А впрочем, какое имеет значение, во что одеться, подумала Черри, открывая стенной шкаф и критически оглядывая свои наряды. Она вовсе не собиралась производить впечатление на этого мужчину. Женщины, как правило, одеваются броско, желая привлечь к себе внимание сильной половины человечества, а ей вовсе не нужно пробуждать сексуальный аппетит какого-либо самца.

Она потянулась к джинсам, в которых обычно выходила на люди, да так и застыла с протянутой рукой. Гордость, та же самая гордость, из-за которой Чарити приняла предложение Сондерса, заставила ее пробежать хмурым взглядом по тем немногим официальным нарядам, которые имелись в ее гардеробе. У нее было два костюма: тот, в котором она ездила на встречу с адвокатом, и другой, теплый, из плотной материи, который она надевала, отправляясь в банк или налоговую инспекцию.
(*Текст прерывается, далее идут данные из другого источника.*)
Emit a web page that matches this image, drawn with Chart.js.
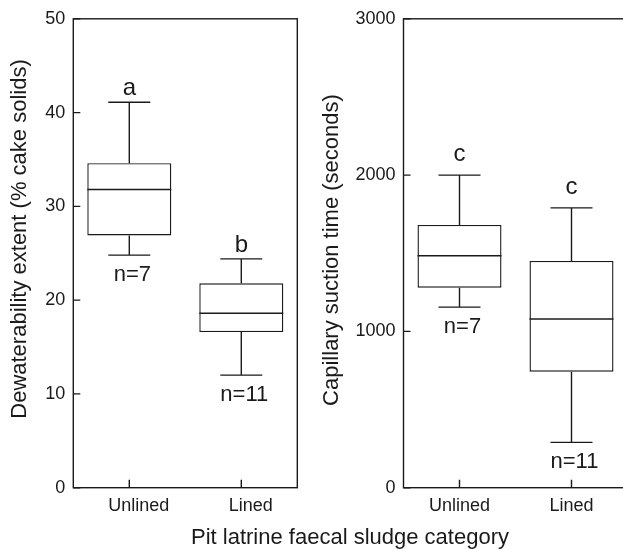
<!DOCTYPE html>
<html>
<head>
<meta charset="utf-8">
<script src="https://cdn.jsdelivr.net/npm/chart.js@4.4.1/dist/chart.umd.min.js"></script>
<style>
  html, body { margin: 0; padding: 0; background: #fff; overflow: hidden; }
  #wrap { position: relative; width: 623px; height: 549px; overflow: hidden; }
  #left { position: absolute; left: 0; top: 0; }
  #right { position: absolute; left: 320px; top: 0; }
  #xtitle {
    position: absolute; left: 0; top: 524px; width: 700px; text-align: center;
    font: 22px 'Liberation Sans', Arial, sans-serif; line-height: 26.4px; color: #1a1a1a;
  }
</style>
</head>
<body>
<div id="wrap">
  <canvas id="left" width="310" height="549"></canvas>
  <canvas id="right" width="320" height="549"></canvas>
  <div id="xtitle">Pit latrine faecal sludge category</div>
</div>
<script>
const categories = ['Unlined', 'Lined'];

// Dewaterability extent (% cake solids)
const dewLow = [24.8, 12.0];
const dewQ1 = [26.9, 16.6];
const dewMedian = [31.8, 18.6];
const dewQ3 = [34.6, 21.8];
const dewHigh = [41.1, 24.4];
const dewLetters = ['a', 'b'];
const dewN = ['n=7', 'n=11'];

// Capillary suction time (seconds)
const cstLow = [1155, 290];
const cstQ1 = [1280, 742];
const cstMedian = [1484, 1079];
const cstQ3 = [1681, 1451];
const cstHigh = [2000, 1790];
const cstLetters = ['c', 'c'];
const cstN = ['n=7', 'n=11'];

const FONT = "'Liberation Sans', Arial, sans-serif";
const INK = '#1a1a1a';

// draws whiskers, medians, frame, inward ticks and the small labels
function boxPlugin(s, cfg) {
    return {
        id: 'boxPlot',
        beforeDatasetsDraw(chart) {
            const { ctx, scales: { x, y } } = chart;
            const capHalf = x.width / categories.length * 0.375 / 2;
            ctx.save();
            ctx.strokeStyle = INK;
            ctx.lineWidth = 1.4;
            categories.forEach((c, i) => {
                const px = x.getPixelForValue(i);
                ctx.beginPath();
                ctx.moveTo(px, y.getPixelForValue(s.low[i]));
                ctx.lineTo(px, y.getPixelForValue(s.q1[i]));
                ctx.moveTo(px, y.getPixelForValue(s.q3[i]));
                ctx.lineTo(px, y.getPixelForValue(s.high[i]));
                [s.low[i], s.high[i]].forEach(v => {
                    const py = y.getPixelForValue(v);
                    ctx.moveTo(px - capHalf, py);
                    ctx.lineTo(px + capHalf, py);
                });
                ctx.stroke();
            });
            ctx.restore();
        },
        afterDatasetsDraw(chart) {
            const { ctx, scales: { y } } = chart;
            const meta = chart.getDatasetMeta(0);
            ctx.save();
            ctx.strokeStyle = INK;
            ctx.lineWidth = 1.4;
            meta.data.forEach((bar, i) => {
                const py = y.getPixelForValue(s.median[i]);
                ctx.beginPath();
                ctx.moveTo(bar.x - bar.width / 2, py);
                ctx.lineTo(bar.x + bar.width / 2, py);
                ctx.stroke();
            });
            ctx.restore();
        },
        afterDraw(chart) {
            const { ctx, chartArea: a, scales: { x, y } } = chart;
            ctx.save();
            ctx.strokeStyle = INK;
            ctx.lineWidth = 1.4;
            ctx.strokeRect(a.left, a.top, a.width, a.height);
            ctx.beginPath();
            y.ticks.forEach(t => {
                const py = y.getPixelForValue(t.value);
                ctx.moveTo(a.left, py);
                ctx.lineTo(a.left + 7, py);
            });
            categories.forEach((c, i) => {
                const px = x.getPixelForValue(i);
                ctx.moveTo(px, a.bottom);
                ctx.lineTo(px, a.bottom - 8);
            });
            ctx.stroke();

            ctx.fillStyle = INK;
            ctx.textAlign = 'center';
            ctx.textBaseline = 'alphabetic';
            categories.forEach((c, i) => {
                const px = x.getPixelForValue(i);
                ctx.font = '24px ' + FONT;
                ctx.fillText(s.letters[i], px, y.getPixelForValue(s.high[i]) - cfg.letterGap);
                ctx.font = '22px ' + FONT;
                ctx.fillText(s.n[i], px + 3, y.getPixelForValue(s.low[i]) + 26);
            });

            // y axis title
            ctx.font = '22px ' + FONT;
            ctx.textBaseline = 'middle';
            ctx.translate(cfg.titleX, cfg.titleY);
            ctx.rotate(-Math.PI / 2);
            ctx.fillText(cfg.title, 0, 0);
            ctx.restore();
        }
    };
}

function makeChart(id, s, cfg) {
    const ctx = document.getElementById(id).getContext('2d');
    return new Chart(ctx, {
        type: 'bar',
        data: {
            labels: categories,
            datasets: [{
                data: s.q1.map((v, i) => [v, s.q3[i]]),
                backgroundColor: '#ffffff',
                borderColor: INK,
                borderWidth: 1.4,
                borderSkipped: false,
                barPercentage: 0.75,
                categoryPercentage: 1
            }]
        },
        options: {
            responsive: false,
            animation: false,
            layout: { padding: { top: cfg.top, right: cfg.right, left: 0, bottom: 0 } },
            plugins: { legend: { display: false }, tooltip: { enabled: false } },
            scales: {
                x: {
                    grid: { display: false, drawTicks: false },
                    border: { display: false },
                    ticks: {
                        color: INK, padding: 7.5, labelOffset: cfg.labelOffset,
                        font: { family: FONT, size: 18 }
                    },
                    afterFit: sc => { sc.height = 61.3; }
                },
                y: {
                    min: 0, max: cfg.max,
                    grid: { display: false, drawTicks: false },
                    border: { display: false },
                    ticks: {
                        stepSize: cfg.step, color: INK, padding: 8,
                        font: { family: FONT, size: 18 },
                        callback: v => String(v)
                    },
                    afterFit: sc => { sc.width = cfg.axisLeft; }
                }
            }
        },
        plugins: [boxPlugin(s, cfg)]
    });
}

makeChart('left', {
    low: dewLow, q1: dewQ1, median: dewMedian, q3: dewQ3, high: dewHigh,
    letters: dewLetters, n: dewN
}, {
    max: 50, step: 10, top: 13.3, right: 12.7, axisLeft: 73.3, labelOffset: 9.5,
    letterGap: 7, title: 'Dewaterability extent (% cake solids)', titleX: 20, titleY: 239
});

makeChart('right', {
    low: cstLow, q1: cstQ1, median: cstMedian, q3: cstQ3, high: cstHigh,
    letters: cstLetters, n: cstN
}, {
    max: 3000, step: 1000, top: 16.5, right: 12.5, axisLeft: 83.5, labelOffset: 0,
    letterGap: 14, title: 'Capillary suction time (seconds)', titleX: 12.3, titleY: 250
});
</script>
</body>
</html>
Был еще серый плащ классического покроя, тяжелое темно-синее зимнее пальто, купленное прошлой зимой, пара льняных сарафанов, приобретенных на распродаже, которые идеально подходили для того, чтобы сломя голову носиться по городу, но едва ли годились для званого ужина, и, наконец, два вечерних платья: одно – длинное и официальное, которое она берегла для тех редких зимних балов, в которых считала нужным принимать участие, а другое… Она достала и расправила его. Другое было подарком одной из клиенток, ставшей со временем ближайшей подругой Черри.

3

Энн и ее муж поселились в поселке полтора года назад. Коренной лондонец, Том Форд после тяжелой болезни по-новому взглянул на свой образ жизни. Удачливый игрок на рынке корпоративных ценных бумаг, после инфаркта и операции на сердце он добился перевода в небольшой банк в Беррифилде. Энн, начинающий дизайнер-оформитель интерьеров, вынуждена была отказаться от работы. Но все эти жертвы были не напрасны.

Не желая, чтобы муж испытывал угрызения совести по поводу ее прервавшейся карьеры, Энн настояла на том, чтобы основать свое собственное дело, и через некоторое время добилась больших успехов. Дела фирмы пошли настолько блестяще, что Том начал подумывать, не уволиться ли ему из банка, чтобы взять на себя руководство финансовыми вопросами предприятия жены. И в этот самый момент, – а случилось это через полгода после переезда супружеской четы в Беррифилд, – Энн обнаружила, что беременна.